1754-09-20, de Voltaire [François Marie Arouet] à Joseph Nicolas Pancrace Royer.

J'avais eu, monsieur, l'honneur de vous écrire non seulement pour vous marquer tout l'intérêt que je prends à votre mérite et à vos succès, mais pour vous faire voir aussi quelle est ma juste crainte que ces succès si bien mérités ne soient ruinés par le poème défectueux que vous avez vainement embelli.
Je peux vous assurer que l'ouvrage sur lequel vous avez travaillé ne peut réussir au théâtre. Ce poème tel qu'on l'a imprimé plus d'une fois, est peutêtre moins mauvais que celui dont vous vous êtes chargé; mais l'un et l'autre ne sont faits ni pour le théâtre ni pour la musique. Souffrez donc que je vous renouvelle mon inquiétude sur votre entreprise, mes souhaits pour votre réussite, et ma douleur de voir exposer au théâtre un poème qui en est indigne de toutes façons malgré les beautés étrangères dont votre ami m. de Sireuil en a couvert les défauts. Je vous avais prié monsieur de vouloir bien me faire tenir un exemplaire du poème tel que vous l'avez mis en musique, attendu que je ne le connais pas. Je me flatte, mr, que vous voudrez bien vous prêter à la condescendance de m. de Moncrif, examinateur de l'ouvrage, en mettant à la tête un avis nécessaire, conçu en ces termes:

Ce poëme est imprimé tout différemment dans le recueil des ouvrages de l'auteur: les usages du théâtre lyrique et les convenances de la musique ont obligé d'y faire des changements pendant son abscence.

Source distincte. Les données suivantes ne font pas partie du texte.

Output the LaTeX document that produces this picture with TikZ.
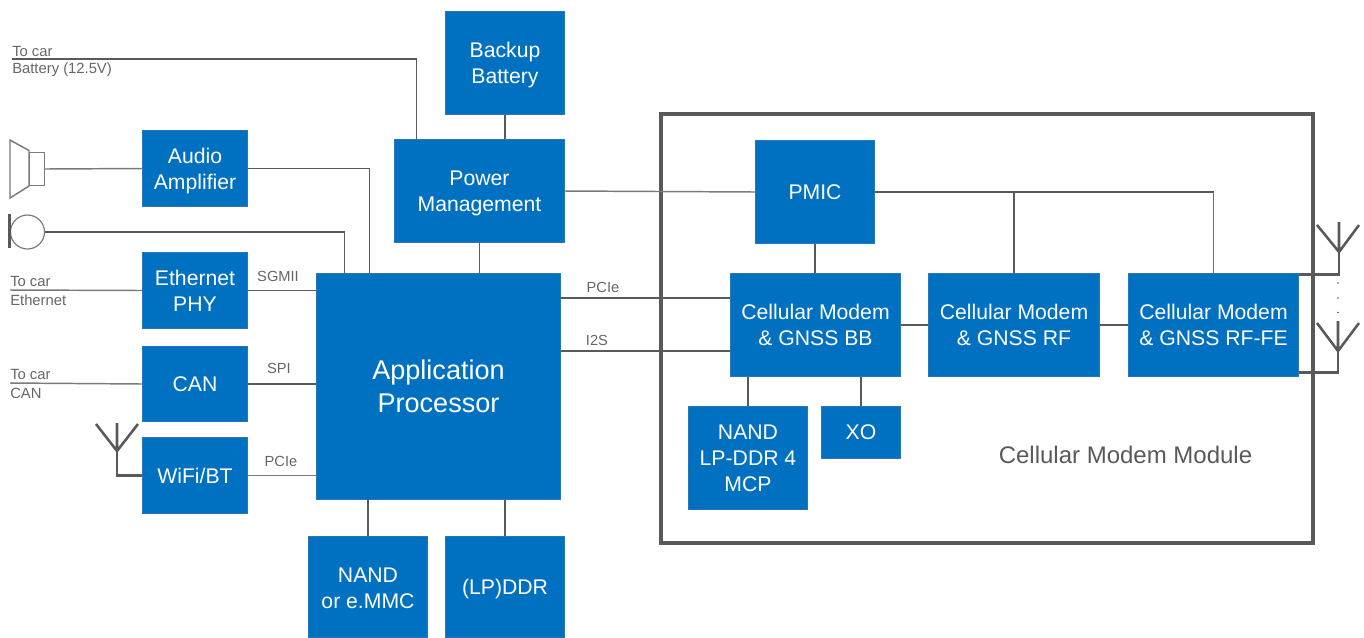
\documentclass[tikz,border=0pt]{standalone}
\usepackage{fontspec}
\setmainfont{Liberation Sans}
\usetikzlibrary{calc}
\definecolor{boxblue}{HTML}{0070C0}
\definecolor{boxedge}{HTML}{2A76B8}
\definecolor{linegray}{HTML}{595959}
\definecolor{labelgray}{HTML}{666666}
\definecolor{wireblue}{HTML}{1E88D0}
\tikzset{
  box/.style={draw=boxedge,line width=0.75pt,fill=boxblue,text=white,inner sep=0pt,outer sep=0pt,align=center,font=\fontsize{15.9pt}{19.6pt}\selectfont},
  bigbox/.style={box,font=\fontsize{20.3pt}{24.8pt}\selectfont},
  ln/.style={draw=linegray,line width=1.1pt},
  lnthick/.style={draw=linegray,line width=1.9pt},
  lnthin/.style={draw=linegray!80,line width=1.1pt},
  sig/.style={text=labelgray,inner sep=0pt,font=\fontsize{11pt}{13pt}\selectfont},
  small/.style={text=labelgray,inner sep=0pt,anchor=west,font=\fontsize{11.1pt}{13pt}\selectfont},
}
\newcommand{\bx}[7][box]{\node[#1,minimum width={(#5-#3-0.7)*0.75pt},minimum height={(#6-#4-0.7)*0.75pt}] (#2) at ({(#3+#5)/2},{(#4+#6)/2}) {#7};}
\newcommand{\lowered}[1]{\rule{0pt}{#1}}
\begin{document}
\begin{tikzpicture}[x=0.75pt,y=-0.75pt]
\useasboundingbox (0,0) rectangle (1364,637);
% module frame
\node[draw=linegray,line width=3pt,minimum width={652*0.75pt},minimum height={429*0.75pt},inner sep=0pt] (module) at (987,328.5) {};
% boxes
\bx{bk}{445}{11}{565}{115}{\lowered{14.5pt}Backup\\Battery}
\bx{pm}{394}{139}{565}{243}{\lowered{14.5pt}Power\\Management}
\bx{pmic}{755}{140}{875}{244}{PMIC}
\bx{aud}{142}{130}{248}{207}{\lowered{15.3pt}Audio\\Amplifier}
\bx{eth}{142}{252}{248}{329}{Ethernet\\PHY}
\bx{can}{142}{346}{248}{422}{CAN}
\bx{wifi}{142}{437}{248}{514}{WiFi/BT}
\bx[bigbox]{ap}{316}{273}{561}{500}{Application\\Processor}
\bx{nand}{308}{536}{428}{638}{\lowered{13pt}NAND\\or e.MMC}
\bx{ddr}{445}{536}{565}{638}{\lowered{14pt}(LP)DDR}
\bx{bb}{730}{273}{901}{377}{Cellular Modem\\\& GNSS BB}
\bx{rf}{928}{273}{1100}{377}{Cellular Modem\\\& GNSS RF}
\bx{fe}{1128}{273}{1299}{377}{Cellular Modem\\\& GNSS RF-FE}
\bx{mcp}{688}{406}{808}{510}{NAND\\LP-DDR 4\\MCP}
\bx{xo}{821}{406}{901}{459}{XO}
\node[text=linegray,inner sep=0pt,font=\fontsize{18pt}{22pt}\selectfont] (modlabel) at (1125.5,455) {Cellular Modem Module};
% free ends and symbols
\coordinate (batt) at (12,59);
\coordinate (carEth) at (10,290);
\coordinate (carCan) at (10,383);
\draw[lnthin] (10,140) -- (29,150.5) -- (29,186) -- (10,198) -- cycle;
\node[draw=linegray!80,line width=0.9pt,minimum width={15*0.75pt},minimum height={33*0.75pt},inner sep=0pt] (spk) at (37,169) {};
\node[circle,draw=linegray!80,line width=0.9pt,minimum size={34*0.75pt},inner sep=0pt] (mic) at (27.5,232) {};
\draw[lnthick] (9.5,214) -- (9.5,248);
% antennas
\coordinate (antW) at (117,451);
\coordinate (antA) at (1339,252);
\coordinate (antB) at (1338,351);
\draw[lnthick] (96,424) -- (antW) -- (138,424) (117,423) -- (antW);
\draw[lnthick] (antW) |- (wifi.west);
\draw[lnthick] (1317,225) -- (antA) -- (1359,225) (1339,222) -- (antA);
\draw[lnthick] (antA) |- ($(fe.north east)+(0,1)$);
\draw[lnthick] (1317,323) -- (antB) -- (1359,323) (1338,321) -- (antB);
\draw[lnthick] (antB) |- ($(fe.south east)+(0,-4)$);
\foreach \yy in {283,298,312.5}{\fill[linegray] (1338,\yy) circle (0.9);}
% connectors
\draw[ln] (batt) -| ($(pm.north west)+(22,0)$);
\draw[ln] (bk.south) -- (bk.south |- pm.north);
\draw[lnthin] (spk.east) -- (aud.west);
\draw[ln] (aud.east) -| ($(ap.north west)+(53,0)$);
\draw[ln] (mic.east) -| ($(ap.north west)+(28,0)$);
\draw[lnthin] (carEth) -- (eth.west);
\draw[lnthin] (carCan) -- (can.west);
\draw[ln] (eth.east) -- (eth.east -| ap.west);
\draw[ln] (can.east) -- (can.east -| ap.west);
\draw[lnthin] (wifi.east) -- (wifi.east -| ap.west);
\draw[ln] (pm.south) -- (pm.south |- ap.north);
\draw[ln] (nand.north) -- (nand.north |- ap.south);
\draw[ln] (ddr.north) -- (ddr.north |- ap.south);
\draw[lnthin] (pm.east) -- (pmic.west);
\coordinate (pcieAt) at ($(bb.west)+(0,-27)$);
\coordinate (iisAt) at ($(bb.west)+(0,26)$);
\draw[ln] (ap.east |- pcieAt) -- (pcieAt);
\draw[ln] (ap.east |- iisAt) -- (iisAt);
\draw[ln] (pmic.south) -- (pmic.south |- bb.north);
\draw[ln] (pmic.east) -- (pmic.east -| fe.north);
\draw[ln] (rf.north |- pmic.east) -- (rf.north);
\draw[draw=wireblue,line width=1.1pt] (fe.north |- pmic.east) -- (fe.north);
\draw[ln] (bb.east) -- (rf.west);
\draw[ln] (rf.east) -- (fe.west);
\draw[ln] (mcp.north) -- (mcp.north |- bb.south);
\draw[ln] (xo.north) -- (xo.north |- bb.south);
% labels
\node[small] (l1) at (12,51) {To car};
\node[small] (l2) at (12,70) {Battery (12.5V)};
\node[small] (l3) at (10,281) {To car};
\node[small] (l4) at (10,300) {Ethernet};
\node[small] (l5) at (10,374) {To car};
\node[small] (l6) at (10,393) {CAN};
\node[sig] (s1) at (278,276) {SGMII};
\node[sig] (s2) at (279,368) {SPI};
\node[sig] (s3) at (281,461) {PCIe};
\node[sig] (s4) at (603,287) {PCIe};
\node[sig] (s5) at (597,340) {I2S};
\end{tikzpicture}
\end{document}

Il serait mieux sans doute de ne point hasarder les représentations de ce spectacle qui n'était propre qu'à une fête donnée par le roi et qui exige une prodigieuse quantité de machines singulières. Il faut une musique aussi belle que la vôtre, soutenue par la voix et par les agréments d'une actrice principale, pour faire pardonner le vice du sujet et l'embarras inévitable de l'exécution. Le combat des dieux et des géants est au rang de ces grandes choses qui deviennent ridicules et qu'une dépense royale peut sauver à peine.

Je suis persuadé que vous sentez comme moi tous ces dangers; mais si vous pensez que l'exécution puisse les surmonter, je n'ai auprès de vous que la voie de représentation. Je ne peux encore une fois que vous confier mes craintes, elles sont aussi fortes que la véritable estime avec laquelle j'ai l'honneur d'être, monsieur, votre très h. et très ob. serviteur.